Ethical guidance in Old Kingdom Egypt

Since the pharaoh was regarded as a living god, he could obviously serves as a source of ethical guidance.  Whatever he said was law, the right thing to do.  But pharaoh can't be everywhere, and the Egyptians needed more general principles of ethical guidance.  Fortunately for us, we know what standards the encouraged because of hieroglypic texts like the Maxims of Ptah Hotep.

[I read selections  from the Maxims of Ptah Hotep in class.  There's a lot more in this online translation of the Maxims of Ptah Hotep.  The translation is different from the one I read in class.  I am not sure which is more accurate.]

  Particularitywise advice from Ptah Hotep:
If you are wise, look after your house; love your wife without alloy. Fill her stomach, clothe her back; these are the cares to be bestowed on her person. Caress her, fulfil her desires during the time of her existence; it is a kindness which does honor to its possessor. Be not brutal; tact will influence her better than violence; her . . . behold to what she aspires, at what she aims, what she regards. It is that which fixes her in your house; if you repel her, it is an abyss. Open your arms for her, respond to her arms; call her, display to her your love.
[Egypt Lecture I usually ends here]

Emotional Fulfillment in Old Kingdom Egypt

In addition to providing physical security and ethical guidance, OK Egypt provided much in the way of emotional fulfillment, the sense that their society was a good one.  Pharaoh himself was a source of emotional fulfillment.  After all, if you're lead by a god, obviously your society is on the right track, yes?  We like to look up to our leaders, and, the more highly we think of our leaders, the more highly we tend to think of our whole society.  [But note carefully the consequences of taking this too far: see Unas below.]
 
Another important source of emotional fulfillment for the Egyptians was their religion.  The Egyptians were a polytheistic people, worshipping gods associated with the forces of nature, e.g.. Re (Ra), the Sun God.  The Egyptians believed that their gods were beneficent, kindly forces that favored.them. 

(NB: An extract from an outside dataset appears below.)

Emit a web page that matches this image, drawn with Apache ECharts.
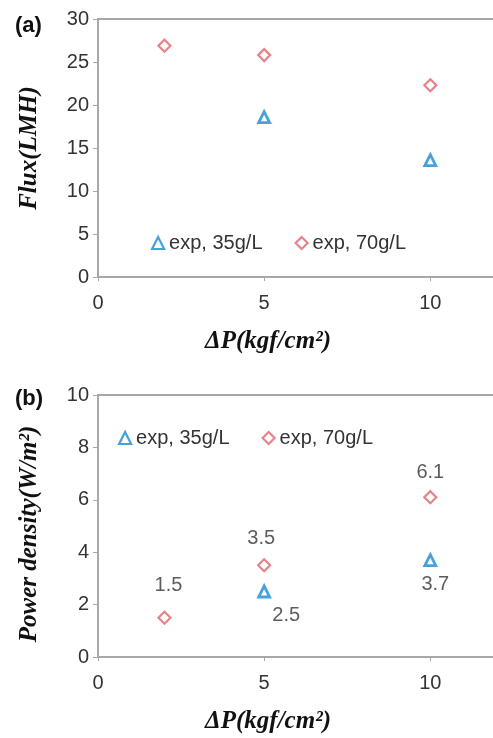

Education was another source of emotional fulfillment.  Apparently, Egyptian schools had a place for able young men regardless of class.  This is an important social saftey valve.  Talented people who feel they have no room to advance can create real problems for a society.  If you let these people prove their ability through hard work in shcool and give them the chance to join the governing class as priests or officials, they will work with the system rather than against it.  Further, these kind of individuals insure fresh ideas and fresh blood in the administrative ranks--certainly a healthy thing.

Maybe the most important source of emotional fulfillment in Egypt was the strong family life.  There were few if any divorces--a good thing.  Egyptian art and literature depict husbands and wives side by side, working together for a common purpose--and this is true regardless of class. We see the husband-wife team everywhere from peasant couples to the  pharaoh with his wife.

For most individuals, their ability to form a stable marriage is the most important single factor in determining whether or not their life will a happy one.  Likewise children feel much more secure when their parents' marriages are stable.  Also, when husbands and wives stay together, they are much better able to pass their  values on to the next generation.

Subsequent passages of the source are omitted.